- Court: Court of Appeal of New Zealand
- Full case name: Joseph Robert John Horsburgh v NZ Meat Processors, Packers, Preservers, Freezing Works and Related Trades Industrial Union of Workers
- Decided: 21 June 1988
- Citation: CA102/86 [1988] NZCA 75; [1988] 1 NZLR 698; (1988) 2 NZELC 96,397; (1988) ERNZ Sel Cas 193 (21 June 1988)
- Transcript: copy of judgment

Court membership
- Judges sitting: Cooke P, Somers J, Hardie Boys J

= Horsburgh v NZ Meat Processors Industrial Union of Workers =

Legal case in New Zealand

Horsburgh v NZ Meat Processors Industrial Union of Workers CA102/86 [1988] NZCA 75; [1988] 1 NZLR 698; (1988) 2 NZELC 96,397; (1988) ERNZ Sel Cas 193 is a cited case in New Zealand law allowing (albeit through the backdoor) compensation for non financial loss, for example for distress. It effectively overruled Addis v Gramophone Co Ltd [1909] AC 488 in NZ case law.

==Background==
Horsburgh was a member of the local meat workers union. In order to support its striking members at a nearby plant, the union required all its members to contribute to a $10 a week strike fund. Horsburgh refused to make these payments, resulting in his expulsion from the union, and due to compulsory unionism at the time, he then lost his job. It was later discovered that the strike levy was illegal to collect, due to it not being first subject to a secret ballot.

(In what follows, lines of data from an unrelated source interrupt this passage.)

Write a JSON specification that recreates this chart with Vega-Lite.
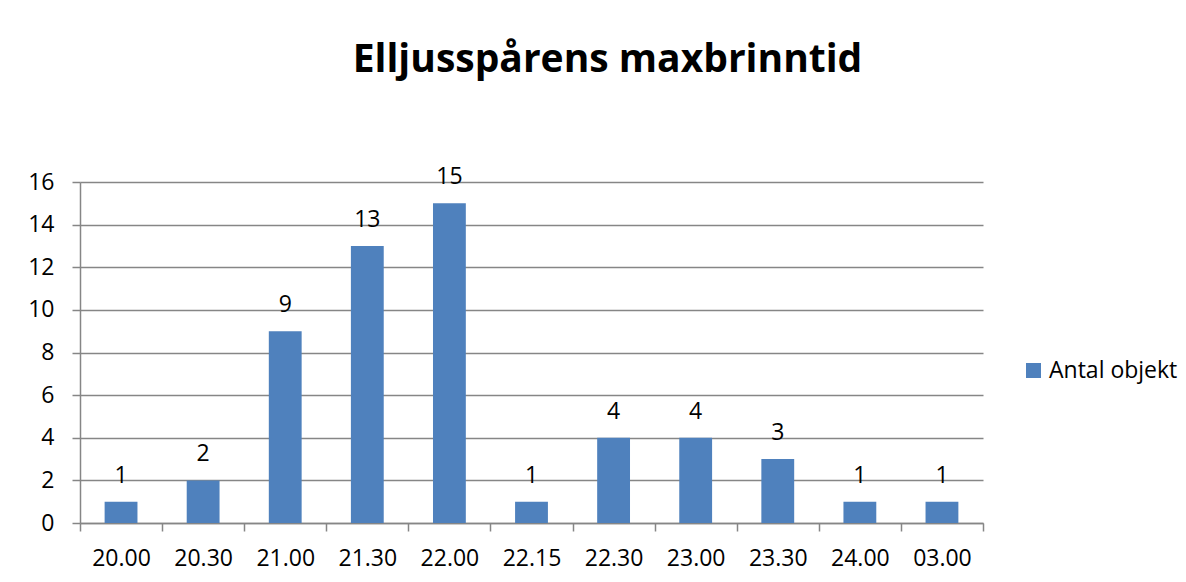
{
  "$schema": "https://vega.github.io/schema/vega-lite/v6.json",
  "width": 903,
  "height": 341,
  "autosize": {"type": "none"},
  "padding": {"left": 80, "top": 182, "right": 203, "bottom": 59},
  "background": "white",
  "title": {
    "text": "Elljusspårens maxbrinntid",
    "font": "Open Sans",
    "fontSize": 39,
    "fontWeight": "bold",
    "color": "black",
    "anchor": "middle",
    "dx": 76,
    "offset": 55,
    "baseline": "alphabetic"
  },
  "data": {
    "values": [
      {"tid": "20.00", "antal": 1, "serie": "Antal objekt"},
      {"tid": "20.30", "antal": 2, "serie": "Antal objekt"},
      {"tid": "21.00", "antal": 9, "serie": "Antal objekt"},
      {"tid": "21.30", "antal": 13, "serie": "Antal objekt"},
      {"tid": "22.00", "antal": 15, "serie": "Antal objekt"},
      {"tid": "22.15", "antal": 1, "serie": "Antal objekt"},
      {"tid": "22.30", "antal": 4, "serie": "Antal objekt"},
      {"tid": "23.00", "antal": 4, "serie": "Antal objekt"},
      {"tid": "23.30", "antal": 3, "serie": "Antal objekt"},
      {"tid": "24.00", "antal": 1, "serie": "Antal objekt"},
      {"tid": "03.00", "antal": 1, "serie": "Antal objekt"}
    ]
  },
  "encoding": {
    "x": {
      "field": "tid",
      "type": "nominal",
      "sort": null,
      "title": null,
      "scale": {"paddingInner": 0, "paddingOuter": 0},
      "axis": {
        "labelAngle": 0,
        "labelFont": "Open Sans",
        "labelFontSize": 23,
        "labelColor": "black",
        "labelPadding": 16,
        "tickBand": "extent",
        "tickSize": 8,
        "tickColor": "#868686",
        "domainColor": "#868686",
        "tickWidth": 1.5,
        "domainWidth": 1.5
      }
    },
    "y": {
      "field": "antal",
      "type": "quantitative",
      "title": null,
      "scale": {"domain": [0, 16]},
      "axis": {
        "values": [0, 2, 4, 6, 8, 10, 12, 14, 16],
        "labelFont": "Open Sans",
        "labelFontSize": 23,
        "labelColor": "black",
        "labelPadding": 18,
        "tickSize": 8,
        "tickColor": "#868686",
        "domainColor": "#868686",
        "gridColor": "#868686",
        "tickWidth": 1.5,
        "domainWidth": 1.5,
        "gridWidth": 1.5
      }
    }
  },
  "layer": [
    {
      "mark": {"type": "bar", "width": {"band": 0.4}},
      "encoding": {
        "color": {
          "field": "serie",
          "type": "nominal",
          "scale": {"range": ["#4F81BD"]},
          "legend": {
            "title": null,
            "orient": "none",
            "legendX": 942,
            "legendY": 177,
            "padding": 0,
            "symbolType": "square",
            "symbolSize": 225,
            "symbolStrokeWidth": 0,
            "labelFont": "Open Sans",
            "labelFontSize": 23,
            "labelColor": "black",
            "labelOffset": 4
          }
        }
      }
    },
    {
      "mark": {
        "type": "text",
        "font": "Open Sans",
        "fontSize": 23,
        "color": "black",
        "baseline": "alphabetic",
        "dy": -19
      },
      "encoding": {"text": {"field": "antal", "type": "quantitative"}}
    }
  ],
  "config": {"view": {"stroke": null}}
}
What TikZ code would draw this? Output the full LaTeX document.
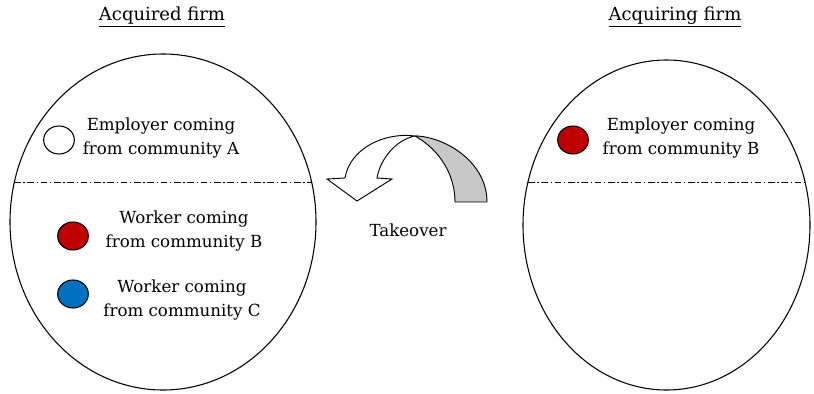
\documentclass[tikz,border=0pt]{standalone}
\usepackage{fontspec}
\setmainfont{DejaVu Serif}
\usetikzlibrary{shapes.geometric}
\definecolor{cred}{HTML}{C00000}
\definecolor{cblue}{HTML}{0070C0}
\definecolor{cgray}{HTML}{C8C8C8}
\begin{document}
\begin{tikzpicture}[x=0.75pt,y=-0.75pt,
  firm/.style={draw=black,line width=0.8pt},
  divider/.style={line width=0.7pt,dash pattern=on 5pt off 2pt on 1pt off 2pt},
  dot/.style={draw=black,line width=0.8pt,ellipse,minimum width=23pt,minimum height=21pt,inner sep=0pt},
  lbl/.style={align=center,font=\fontsize{12.5}{18}\selectfont,inner sep=0pt},
  ttl/.style={font=\fontsize{13.5}{16}\selectfont,inner sep=0pt}]
\useasboundingbox (0,0) rectangle (814,393);
% firms
\draw[firm] (163,222) ellipse [x radius=153, y radius=168];
\draw[firm] (666.5,225) ellipse [x radius=143.5, y radius=165];
\coordinate (l1) at (14,182); \coordinate (l2) at (312,182);
\coordinate (r1) at (528,182); \coordinate (r2) at (805,182);
\draw[divider] (l1) -- (l2);
\draw[divider] (r1) -- (r2);
% titles
\node[ttl] (t1) at (162,17) {\underline{Acquired firm}};
\node[ttl] (t2) at (675,17) {\underline{Acquiring firm}};
% markers
\node[dot,fill=white] (c1) at (59,140) {};
\node[dot,fill=cred] (c2) at (73,236) {};
\node[dot,fill=cblue] (c3) at (73,294) {};
\node[dot,fill=cred] (c4) at (573,140) {};
% labels
\node[lbl] (e1) at (161,138) {Employer coming\\from community A};
\node[lbl] (w1) at (184,231) {Worker coming\\from community B};
\node[lbl] (w2) at (182,300) {Worker coming\\from community C};
\node[lbl] (e2) at (681,138) {Employer coming\\from community B};
% takeover arrow
\draw[line width=0.7pt,fill=cgray,line join=round]
  (415,136) .. controls (442,136) and (487,160) .. (487,202)
  -- (455,202) .. controls (455,175) and (440,150) .. cycle;
\draw[line width=0.7pt,fill=white,line join=miter]
  (377,178) .. controls (380,160) and (395,140) .. (415,136)
  .. controls (385,132) and (350,148) .. (345,178)
  -- (327,179) -- (357,201) -- (392,179) -- cycle;
\node[lbl] (tk) at (408,230) {Takeover};
\end{tikzpicture}
\end{document}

He sued the union for loss of income, as well as for the distress for losing his job.

==Held==
The court of appeal awarded him $8,000 for the distress of losing his job. This was on the basis that this case involved not an employment issue, but for wrongly being expelled from the union, a tenuous basis, considering the loss of his union membership did result in him losing his job.